No, it is not an impulsive thing, more a case of: this is the right moment.
After my email, apologising for lashing out (a little) on Tuesday, I got a text from the fiddle player, asking him to call him to 'discuss a few things'. At that point, I decided to leave the band.

I did not feel like defnding myself or explaining myself, other than during the normal band-evenings on Tuesday. If there is something that needs to be discussed, then we can do it when we are all there, not in a fashion that makes me feel like there is something that needs to be discussed with ME in particular.

There is an important thing to note about this band: we did not get together as friends, making a bit of music.
I auditioned for a band that did music I liked. They liked my voice (I was in fact the only one that showed up) and I joined because I wanted to be in a band. We did not grow to be friends. Only speaking once a week on Tuesdays for rehearsals that have always been sligthly strained. Too many people in the band are playing songs they don't like, just to keep others happy.

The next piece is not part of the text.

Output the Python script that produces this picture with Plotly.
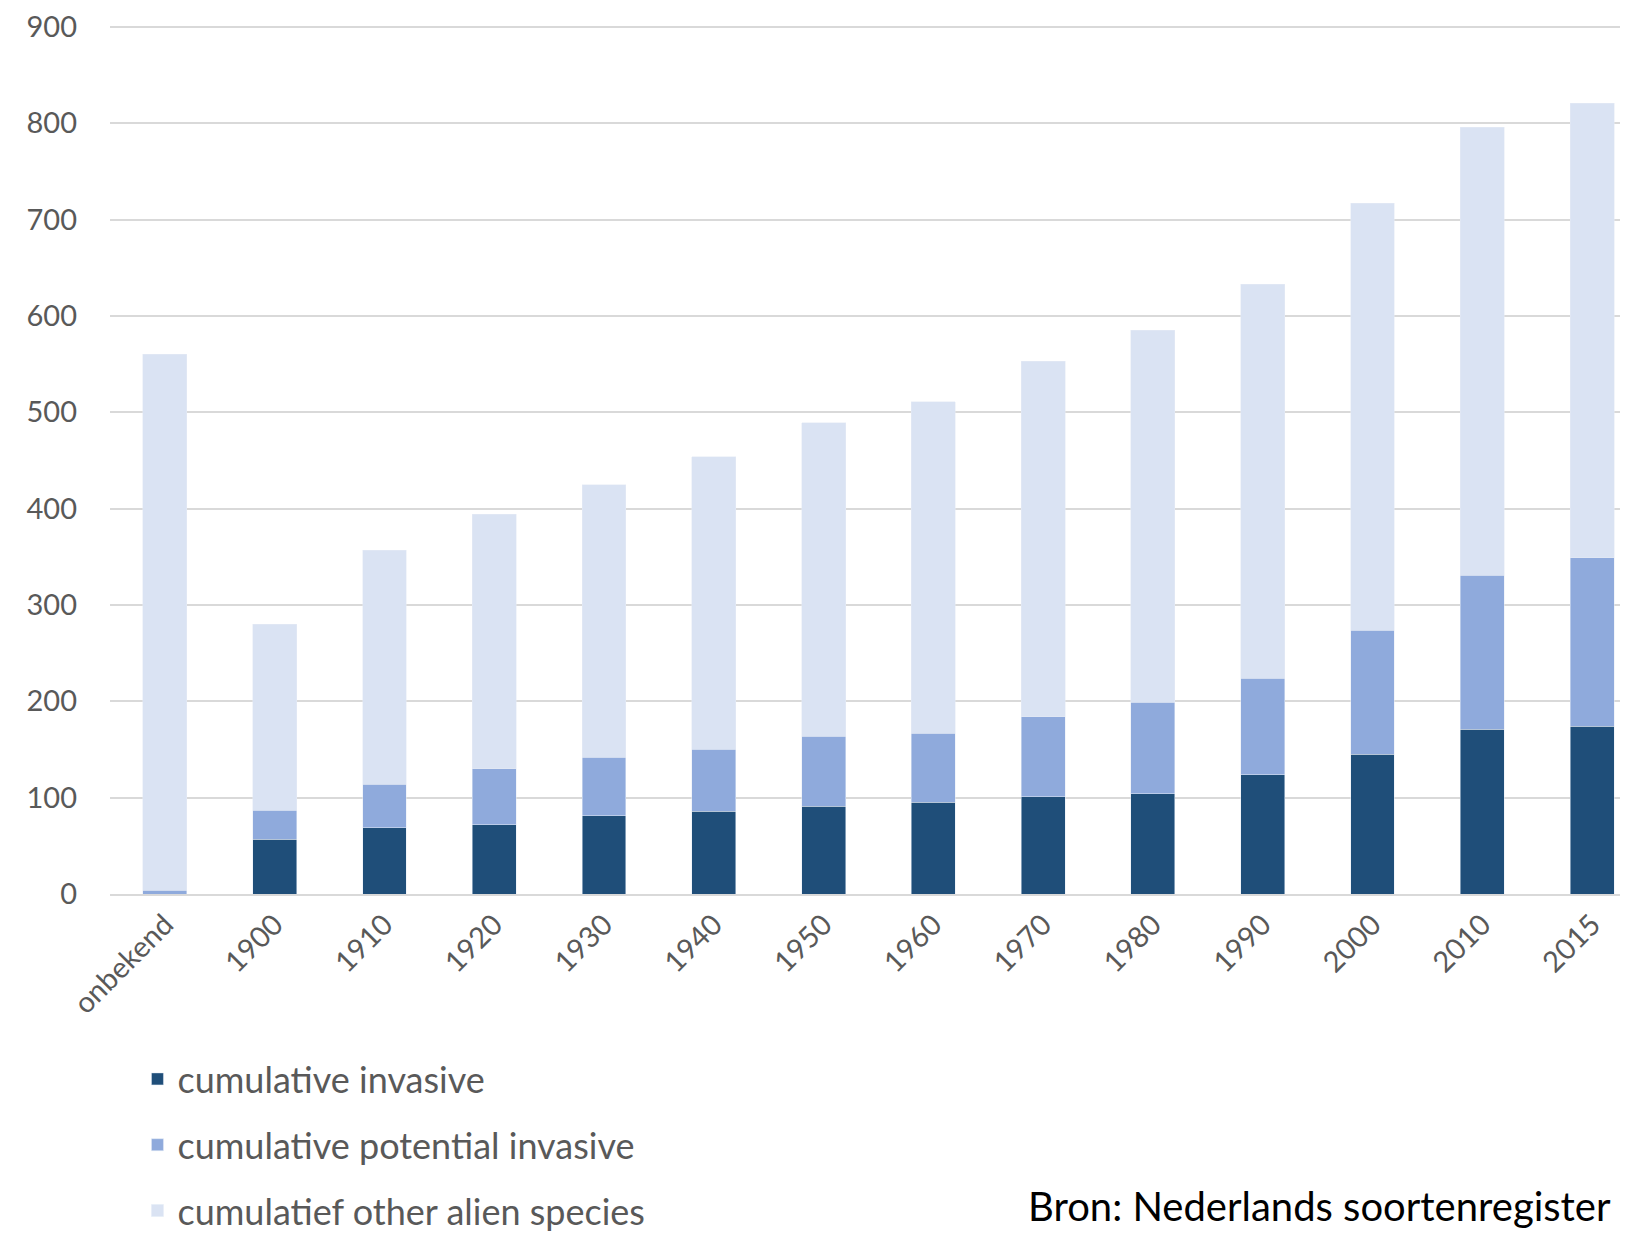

And if you are not friends, and you are also not really enjoying most of the music you are playing, then what exactly is the reason to be in a band?

And so, instead of calling the fiddle player to discuss the things that happened on Tuesday, I emailed him to say I was leaving the band.

I just can not be bothred with doing something that is like pulling teeth, that lreaves me frustrated and angry every week.

I am not saying I was right and they are wrong. But compare it to this: you meet someone and on the first date she says: I don't want kids. You really do want kids. What do you do? Stay togethre and build something, hoping that when it comes to that point, things will magically sort themselves out? or do you say: Well, if that is the case, then we would both be better off finding someone who matches our desires?

I knwo what I would do.

And so left. Because if not now, then we would fall apart in a few months time.


I am far too busy to drag myself away every Tuesday and pay money to play in a band that will fall apart soon.

I'll find another band when I have moved to Northampton. Nothing much lost for me.